▶ _PROBLEM_: An exact copy of all the data is required, with pictures left out.

▶ _STORED DATA_:

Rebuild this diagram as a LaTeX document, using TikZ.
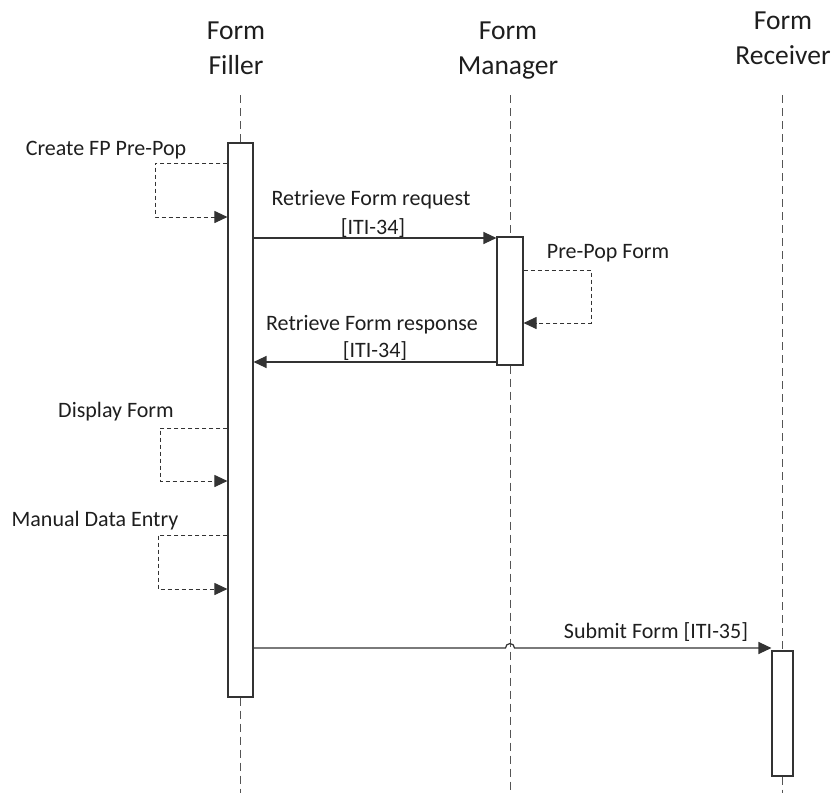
\documentclass[tikz,border=0pt]{standalone}
\usepackage{fontspec}
\setmainfont{Carlito}
\usetikzlibrary{arrows.meta}
\definecolor{ink}{HTML}{1E1E1E}
\definecolor{linec}{HTML}{333333}
\definecolor{lifec}{HTML}{555555}
\tikzset{
  act/.style={draw=linec, fill=white, line width=1.1pt, inner sep=0pt},
  life/.style={draw=lifec, line width=1pt, dash pattern=on 8pt off 5pt},
  msg/.style={draw=linec, line width=1.2pt, -{Triangle[length=13pt,width=12pt]}},
  selfmsg/.style={draw=linec, line width=1pt, dash pattern=on 4pt off 3pt, -{Triangle[length=13pt,width=12pt]}},
  head/.style={text=ink, font=\fontsize{27.5}{35}\selectfont, align=center, inner sep=0pt},
  lbl/.style={text=ink, font=\fontsize{22}{26}\selectfont, inner sep=0pt}
}
\begin{document}
\begin{tikzpicture}[x=1pt,y=1pt]
\useasboundingbox (0,0) rectangle (833,-793);
% headers
\node[head] (hff) at (236,-48) {Form\\Filler};
\node[head] (hfm) at (508,-51) {Form\\Manager};
\node[head] (hfr) at (783,-38) {Form\\Receiver};
% activation boxes
\node[act, minimum width=25pt, minimum height=554pt] (ffbox) at (240.5,-420) {};
\node[act, minimum width=26pt, minimum height=128pt] (fmbox) at (510,-301) {};
\node[act, minimum width=21pt, minimum height=125pt] (frbox) at (782.5,-713.5) {};
% lifeline ends
\coordinate (fftop) at (240.5,-95);
\coordinate (ffbot) at (240.5,-793);
\coordinate (fmtop) at (510,-95);
\coordinate (fmbot) at (510,-793);
\coordinate (frtop) at (782.5,-95);
\coordinate (frbot) at (782.5,-793);
\draw[life] (fftop) -- (ffbox.north);
\draw[life] (ffbox.south) -- (ffbot);
\draw[life] (fmtop) -- (fmbox.north);
\draw[life] (fmbox.south) -- (fmbot);
\draw[life] (frtop) -- (frbox.north);
\draw[life] (frbox.south) -- (frbot);
% Create FP Pre-Pop
\node[lbl] (l1) at (106,-150) {Create FP Pre-Pop};
\draw[selfmsg] (ffbox.west |- 0,-163) -- (155,-163) -- (155,-217) -- (ffbox.west |- 0,-217);
% Retrieve Form request
\node[lbl] (l2) at (371,-200) {Retrieve Form request};
\node[lbl] (l2b) at (373,-228) {[ITI-34]};
\draw[msg] (ffbox.east |- 0,-238) -- (fmbox.west |- 0,-238);
% Pre-Pop Form
\node[lbl] (l3) at (608,-253) {Pre-Pop Form};
\draw[selfmsg] (fmbox.east |- 0,-270) -- (591,-270) -- (591,-323) -- (fmbox.east |- 0,-323);
% Retrieve Form response
\node[lbl] (l4) at (372,-325) {Retrieve Form response};
\node[lbl] (l4b) at (375,-351) {[ITI-34]};
\draw[msg] (fmbox.west |- 0,-362) -- (ffbox.east |- 0,-362);
% Display Form
\node[lbl] (l5) at (116,-412) {Display Form};
\draw[selfmsg] (ffbox.west |- 0,-428) -- (160,-428) -- (160,-481) -- (ffbox.west |- 0,-481);
% Manual Data Entry
\node[lbl] (l6) at (95,-521) {Manual Data Entry};
\draw[selfmsg] (ffbox.west |- 0,-535) -- (158,-535) -- (158,-589) -- (ffbox.west |- 0,-589);
% Submit Form
\node[lbl] (l7) at (656,-632) {Submit Form [ITI-35]};
\draw[msg] (ffbox.east |- 0,-648) -- (505.5,-648) arc[start angle=180, end angle=0, radius=4.5] -- (frbox.west |- 0,-648);
\end{tikzpicture}
\end{document}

▶ _EXPECTED OUTPUT_:
Rebuild this diagram as a LaTeX document, using TikZ.
\documentclass[tikz,border=0pt]{standalone}
\usepackage{fontspec}
\setmainfont{Carlito}
\usetikzlibrary{arrows.meta}
\definecolor{ink}{HTML}{1E1E1E}
\definecolor{linec}{HTML}{333333}
\definecolor{lifec}{HTML}{555555}
\tikzset{
  act/.style={draw=linec, fill=white, line width=1.1pt, inner sep=0pt},
  life/.style={draw=lifec, line width=1pt, dash pattern=on 8pt off 5pt},
  msg/.style={draw=linec, line width=1.2pt, -{Triangle[length=13pt,width=12pt]}},
  selfmsg/.style={draw=linec, line width=1pt, dash pattern=on 4pt off 3pt, -{Triangle[length=13pt,width=12pt]}},
  head/.style={text=ink, font=\fontsize{27.5}{35}\selectfont, align=center, inner sep=0pt},
  lbl/.style={text=ink, font=\fontsize{22}{26}\selectfont, inner sep=0pt}
}
\begin{document}
\begin{tikzpicture}[x=1pt,y=1pt]
\useasboundingbox (0,0) rectangle (833,-793);
% headers
\node[head] (hff) at (236,-48) {Form\\Filler};
\node[head] (hfm) at (508,-51) {Form\\Manager};
\node[head] (hfr) at (783,-38) {Form\\Receiver};
% activation boxes
\node[act, minimum width=25pt, minimum height=554pt] (ffbox) at (240.5,-420) {};
\node[act, minimum width=26pt, minimum height=128pt] (fmbox) at (510,-301) {};
\node[act, minimum width=21pt, minimum height=125pt] (frbox) at (782.5,-713.5) {};
% lifeline ends
\coordinate (fftop) at (240.5,-95);
\coordinate (ffbot) at (240.5,-793);
\coordinate (fmtop) at (510,-95);
\coordinate (fmbot) at (510,-793);
\coordinate (frtop) at (782.5,-95);
\coordinate (frbot) at (782.5,-793);
\draw[life] (fftop) -- (ffbox.north);
\draw[life] (ffbox.south) -- (ffbot);
\draw[life] (fmtop) -- (fmbox.north);
\draw[life] (fmbox.south) -- (fmbot);
\draw[life] (frtop) -- (frbox.north);
\draw[life] (frbox.south) -- (frbot);
% Create FP Pre-Pop
\node[lbl] (l1) at (106,-150) {Create FP Pre-Pop};
\draw[selfmsg] (ffbox.west |- 0,-163) -- (155,-163) -- (155,-217) -- (ffbox.west |- 0,-217);
% Retrieve Form request
\node[lbl] (l2) at (371,-200) {Retrieve Form request};
\node[lbl] (l2b) at (373,-228) {[ITI-34]};
\draw[msg] (ffbox.east |- 0,-238) -- (fmbox.west |- 0,-238);
% Pre-Pop Form
\node[lbl] (l3) at (608,-253) {Pre-Pop Form};
\draw[selfmsg] (fmbox.east |- 0,-270) -- (591,-270) -- (591,-323) -- (fmbox.east |- 0,-323);
% Retrieve Form response
\node[lbl] (l4) at (372,-325) {Retrieve Form response};
\node[lbl] (l4b) at (375,-351) {[ITI-34]};
\draw[msg] (fmbox.west |- 0,-362) -- (ffbox.east |- 0,-362);
% Display Form
\node[lbl] (l5) at (116,-412) {Display Form};
\draw[selfmsg] (ffbox.west |- 0,-428) -- (160,-428) -- (160,-481) -- (ffbox.west |- 0,-481);
% Manual Data Entry
\node[lbl] (l6) at (95,-521) {Manual Data Entry};
\draw[selfmsg] (ffbox.west |- 0,-535) -- (158,-535) -- (158,-589) -- (ffbox.west |- 0,-589);
% Submit Form
\node[lbl] (l7) at (656,-632) {Submit Form [ITI-35]};
\draw[msg] (ffbox.east |- 0,-648) -- (505.5,-648) arc[start angle=180, end angle=0, radius=4.5] -- (frbox.west |- 0,-648);
\end{tikzpicture}
\end{document}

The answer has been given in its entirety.